Some of the historical material includes songs recorded in 1942 by American ethnomusicologist, Laura Boulton; wax recordings of Capt. George Comer, made for Franz Boas and thought to be the first Inuit voices ever recorded, dating from 1903-09; and 1938 films and song recordings from Arviat made by Swiss ethnologist, Jean Gabus.

Cassette and video tapes.
Cassette and VHS video tapes shared by community residents in Baker Lake, Nunavut.
Photo: Sean Guistini

“These are archival materials that have never been heard or seen in these communities,” said Mr. Shirley. “NAC Media currently holds all of these as digital assets and is working with each institution where the originals are held.”

The college is working with a number of Memorial researchers who are providing support, best practices and knowledge to the college’s project team.

Sharing knowledge

“I’m mostly a facilitator for the logistics of managing a large research grant like this one. I work with Jamal on finances, reporting and hiring, and I share what I know about the unwritten cultural norms of research institutions and granting agencies,” said Dr. Max Liboiron, associate professor, Department of Geography, Faculty of Humanities and Social Sciences.

“Sometimes I help with research methods and training, but that role is disappearing as the project evolves, a stepping back that we designed into the process from the beginning. The goal is that by the last year of the grant, I will be obsolete.”

Part of building strong community partnerships as researchers is also facilitating from behind-the-scenes while sharing knowledge so community partners can become their own researchers.

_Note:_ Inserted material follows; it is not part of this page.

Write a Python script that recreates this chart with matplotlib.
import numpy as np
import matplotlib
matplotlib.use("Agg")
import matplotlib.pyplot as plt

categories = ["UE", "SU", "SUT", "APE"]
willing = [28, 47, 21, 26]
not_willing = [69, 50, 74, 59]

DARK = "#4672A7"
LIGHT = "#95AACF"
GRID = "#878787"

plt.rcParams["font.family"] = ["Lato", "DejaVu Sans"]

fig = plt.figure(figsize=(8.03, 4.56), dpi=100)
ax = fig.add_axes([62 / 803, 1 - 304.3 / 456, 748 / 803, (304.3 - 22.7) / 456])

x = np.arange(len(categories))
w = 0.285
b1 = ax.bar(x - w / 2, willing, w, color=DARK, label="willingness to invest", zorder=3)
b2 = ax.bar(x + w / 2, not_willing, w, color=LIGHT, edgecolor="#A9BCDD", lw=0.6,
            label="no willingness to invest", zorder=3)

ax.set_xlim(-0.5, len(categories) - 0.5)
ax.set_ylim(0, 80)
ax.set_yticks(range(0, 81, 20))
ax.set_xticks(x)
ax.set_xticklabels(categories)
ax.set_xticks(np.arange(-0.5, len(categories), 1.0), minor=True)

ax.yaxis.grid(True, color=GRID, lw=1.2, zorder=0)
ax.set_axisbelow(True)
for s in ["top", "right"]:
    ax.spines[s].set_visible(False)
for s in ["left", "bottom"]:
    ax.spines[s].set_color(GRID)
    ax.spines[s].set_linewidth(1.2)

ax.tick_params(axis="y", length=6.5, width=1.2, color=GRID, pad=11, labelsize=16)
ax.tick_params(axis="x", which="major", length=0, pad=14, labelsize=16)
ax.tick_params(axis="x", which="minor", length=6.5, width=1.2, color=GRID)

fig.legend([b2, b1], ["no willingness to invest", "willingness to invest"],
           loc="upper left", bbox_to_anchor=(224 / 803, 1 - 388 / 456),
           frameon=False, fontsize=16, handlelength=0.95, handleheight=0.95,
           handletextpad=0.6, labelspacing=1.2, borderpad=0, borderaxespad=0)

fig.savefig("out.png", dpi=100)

Dr. Liboiron also says there’s an assumption in academia that things ending is an indicator of failure, but here it is the hallmark of success.

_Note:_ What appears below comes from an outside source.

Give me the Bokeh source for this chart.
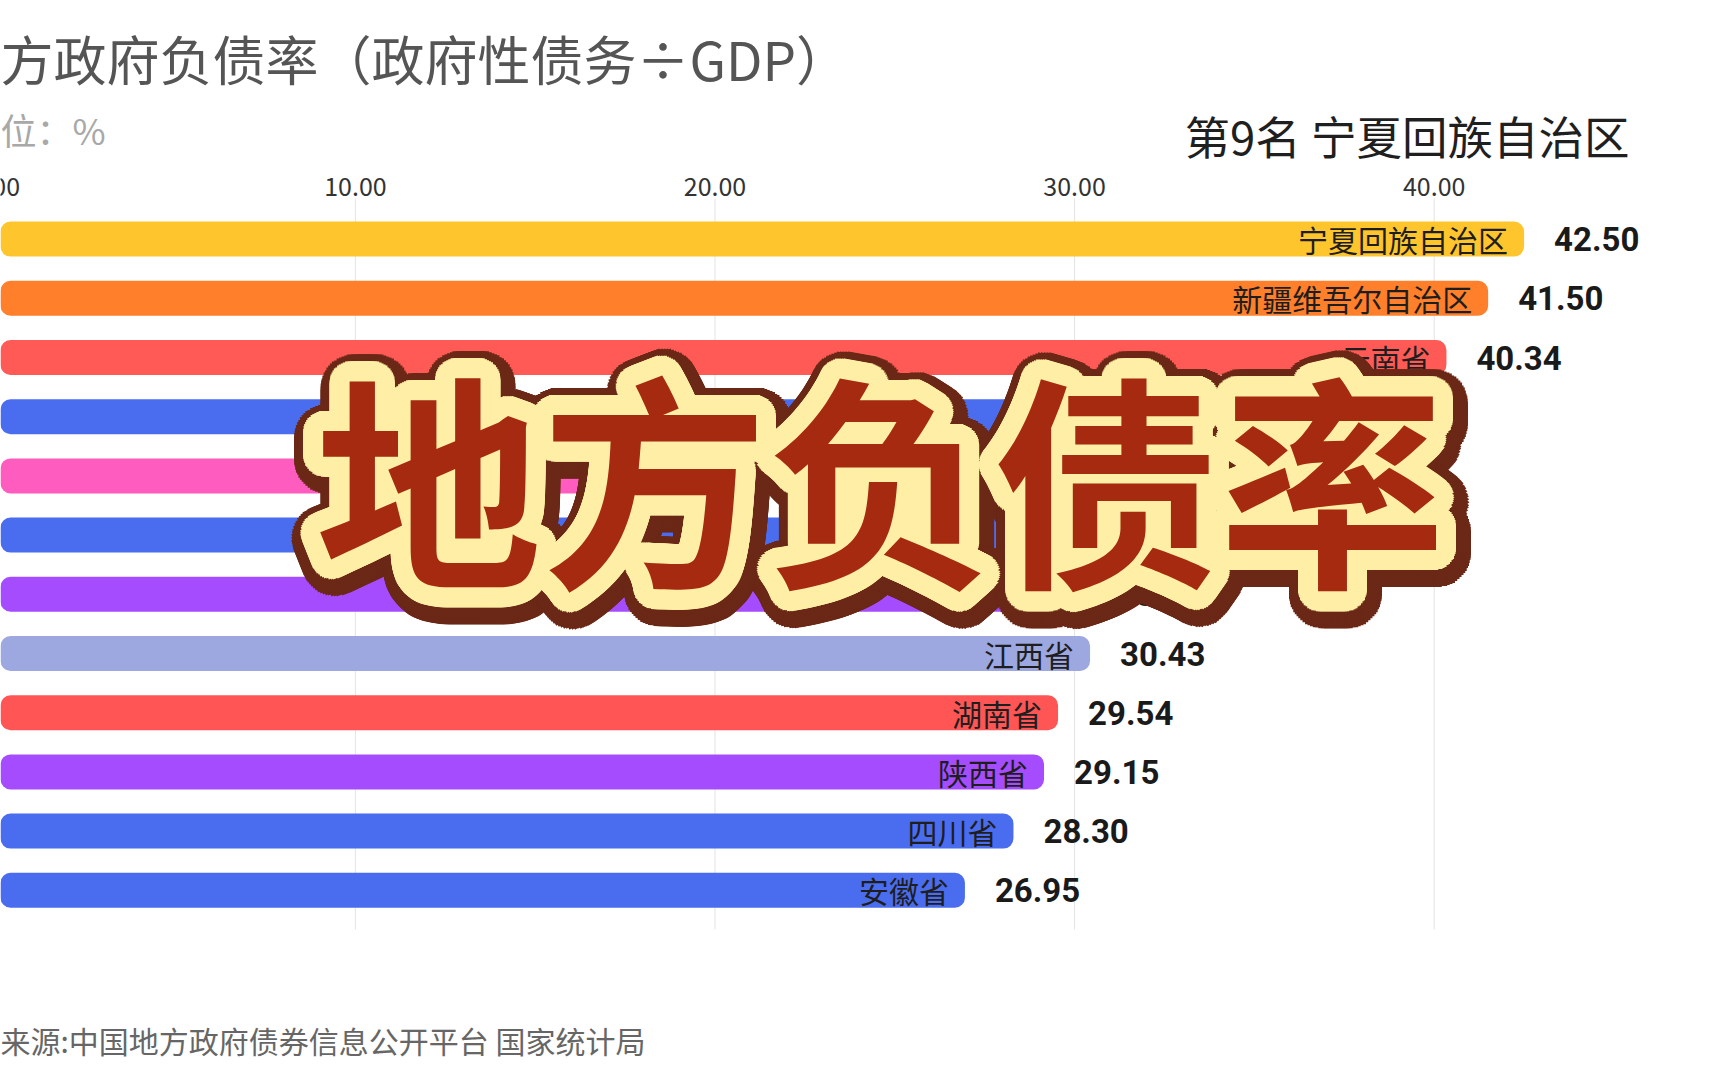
import numpy as np
from bokeh.plotting import figure
from bokeh.models import ColumnDataSource, Label, Range1d
from bokeh.core.properties import value
from bokeh.embed import file_html
from bokeh.resources import INLINE

# ---------------- data ----------------
provinces = ["宁夏回族自治区", "新疆维吾尔自治区", "云南省", "辽宁省", "广西壮族自治区", "河北省",
             "重庆市", "江西省", "湖南省", "陕西省", "四川省", "安徽省"]
ratios = [42.50, 41.50, 40.34, 36.78, 34.21, 32.60, 30.87, 30.43, 29.54, 29.15, 28.30, 26.95]
bar_colors = ["#FFC52C", "#FF7F2A", "#FF5A55", "#4A6DF0", "#FF5CBF", "#4A6DF0",
              "#A64CFF", "#9DA7E0", "#FF5555", "#A64CFF", "#4A6DF0", "#4A6DF0"]
rank = list(range(1, len(provinces) + 1))
tick_values = [0, 10, 20, 30, 40]
tick_labels = [f"{t:.2f}" for t in tick_values]

title_text = "方政府负债率（政府性债务÷GDP）"
unit_text = "位：%"
subtitle_text = "第9名 宁夏回族自治区"
source_text = "来源:中国地方政府债券信息公开平台 国家统计局"
overlay_text = "地方负债率"

# ---------------- layout ----------------
W, H = 1728, 1080
PX_PER_UNIT = 35.96
X0 = -4.7 / PX_PER_UNIT * -1      # data value at the left edge of the canvas
ROW_PX = 59.2                      # pixels per rank step
Y_TOP = 1 - 238.6 / ROW_PX         # data value at the top edge of the canvas
GRID_TOP = Y_TOP + 198 / ROW_PX
GRID_BOTTOM = Y_TOP + 929 / ROW_PX

p = figure(width=W, height=H, output_backend="svg", toolbar_location=None,
           x_range=Range1d(X0, X0 + W / PX_PER_UNIT),
           y_range=Range1d(Y_TOP + H / ROW_PX, Y_TOP),
           x_axis_location=None, y_axis_location=None,
           min_border=0, min_border_left=0, min_border_right=0,
           min_border_top=0, min_border_bottom=0)
p.outline_line_color = None
p.background_fill_color = "white"
p.border_fill_color = "white"
p.xgrid.visible = False
p.ygrid.visible = False

# grid lines and tick labels (top axis)
tsrc = ColumnDataSource(dict(t=tick_values, lab=tick_labels,
                             y0=[GRID_TOP] * len(tick_values), y1=[GRID_BOTTOM] * len(tick_values)))
p.segment(x0="t", x1="t", y0="y0", y1="y1", source=tsrc, line_color="#e3e3e3", line_width=1)
p.text(x="t", y="y0", text="lab", source=tsrc, y_offset=-3,
       text_align="center", text_baseline="bottom",
       text_font=value("Noto Sans CJK SC"), text_font_size="25px", text_color="#333333")

src = ColumnDataSource(dict(
    rank=rank, ratio=ratios, province=provinces, color=bar_colors,
    label=[f"{v:.2f}" for v in ratios],
))

p.hbar(y="rank", left=0, right="ratio", height=35 / ROW_PX, fill_color="color",
       line_color=None, border_radius=10, source=src)

p.text(x="ratio", y="rank", text="province", source=src, x_offset=-16,
       text_align="right", text_baseline="middle",
       text_font=value("Noto Sans CJK SC"), text_font_size="30px", text_color="#1e1e1e")

p.text(x="ratio", y="rank", text="label", source=src, x_offset=30,
       text_align="left", text_baseline="middle",
       text_font=value("Roboto"), text_font_style="bold",
       text_font_size="33px", text_color="#1a1a1a")

# ---------------- big overlay caption with outlines ----------------
OV_X, OV_Y = 24.6, 4.94


def ring_offsets(radius, cx, cy, n_outer):
    pts = [(cx, cy)]
    for frac, n in [(1 / 3, 10), (2 / 3, 24), (1.0, n_outer)]:
        r = radius * frac
        for k in range(n):
            a = 2 * np.pi * k / n
            pts.append((cx + r * np.cos(a), cy + r * np.sin(a)))
    return pts


for pts, col in [(ring_offsets(32, 3, 5, 72), "#6B2816"),
                 (ring_offsets(20, 0, 0, 56), "#FFEFA6"),
                 ([(0, 0)], "#A52A10")]:
    osrc = ColumnDataSource(dict(
        x=[OV_X] * len(pts), y=[OV_Y] * len(pts),
        dx=[q[0] for q in pts], dy=[q[1] for q in pts],
        t=[overlay_text] * len(pts),
    ))
    p.text(x="x", y="y", text="t", x_offset="dx", y_offset="dy", source=osrc,
           text_align="center", text_baseline="middle",
           text_font=value("Noto Sans CJK SC"), text_font_style="bold",
           text_font_size="226px", text_color=col)

# ---------------- titles ----------------


def sy(page_y):
    return H - page_y


p.add_layout(Label(x=0, y=sy(57), x_units="screen", y_units="screen", text=title_text,
                   text_font="Noto Sans CJK SC", text_font_size="53px", text_color="#555555",
                   text_align="left", text_baseline="middle"))
p.add_layout(Label(x=0, y=sy(128), x_units="screen", y_units="screen", text=unit_text,
                   text_font="Noto Sans CJK SC", text_font_size="36px", text_color="#a8a8a8",
                   text_align="left", text_baseline="middle"))
p.add_layout(Label(x=1629, y=sy(134), x_units="screen", y_units="screen", text=subtitle_text,
                   text_font="Noto Sans CJK SC", text_font_size="45.5px", text_color="#1f1f1f",
                   text_align="right", text_baseline="middle"))
p.add_layout(Label(x=0, y=sy(1039), x_units="screen", y_units="screen", text=source_text,
                   text_font="Noto Sans CJK SC", text_font_size="30px", text_color="#666666",
                   text_align="left", text_baseline="middle"))

open("out.html", "w").write(file_html(p, INLINE))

“Becoming obsolete to a project and planning to end a partnership in a good way requires planning, skill and constant communication. I consider it a key research method that should be part of all partnerships.”

‘Important contributions’

Part of the project also includes an analysis to “disentangle” the many ways that IQ is used to advance research outcomes in Nunavut institutional research.

Standing in a line, a group of people smile for the camera.
Nunavut Arctic College oral history research leaders Aksatunaq Ashoona and Sean Guistini (at left), with elders and knowledge holders of Baker Lake, Nunavut, during NAC’s 2021 community archives tour.
Photo: Sean Guistini

Edward Allen, a PhD candidate in the Department of Geography and a Memorial graduate (BA’01, B.Sc.’06), is working with research assistants Tuttu Hunter, Tapisa Kilabuk, Darlene Jacque and Christine Lussier on the project.

He says that as IQ is mobilized in their methodology, they expect that the systematic literature review will be noteworthy in both process and outcome.

“In gathering our data, we are simultaneously recognizing the important contributions of research collaborators (Ikajuqtigiinniq), building capacity among early career researchers (Pilimmaksarniq) and fostering community throughout (Tunnganarniq). We will produce reports and a living database of Nunavut institutional research that will serve the community and the future of Nunavut research (Pijitsirarniq).”

‘By the North’

This latest project builds on a longstanding partnership between Memorial and NAC.

In 2019 Memorial signed a 10-year memorandum of understanding with the college to promote northern research opportunities, build administrative capacity and expand post-secondary programs available to learners in Nunavut through joint credentials with the expressed purpose of increasing Inuit employment.

“The critical thing to know about this applied research is that its northern-led,” said Jesse Jacobs, director, Nunavut Arctic College–Memorial University Partnership. “It is certainly research that is leveraging Memorial University’s administrative capacity, but overall it is research that is being done by the North and for the North. And, as such, is consistent with the philosophical underpinnings of our partnership with the Nunavut Arctic College.”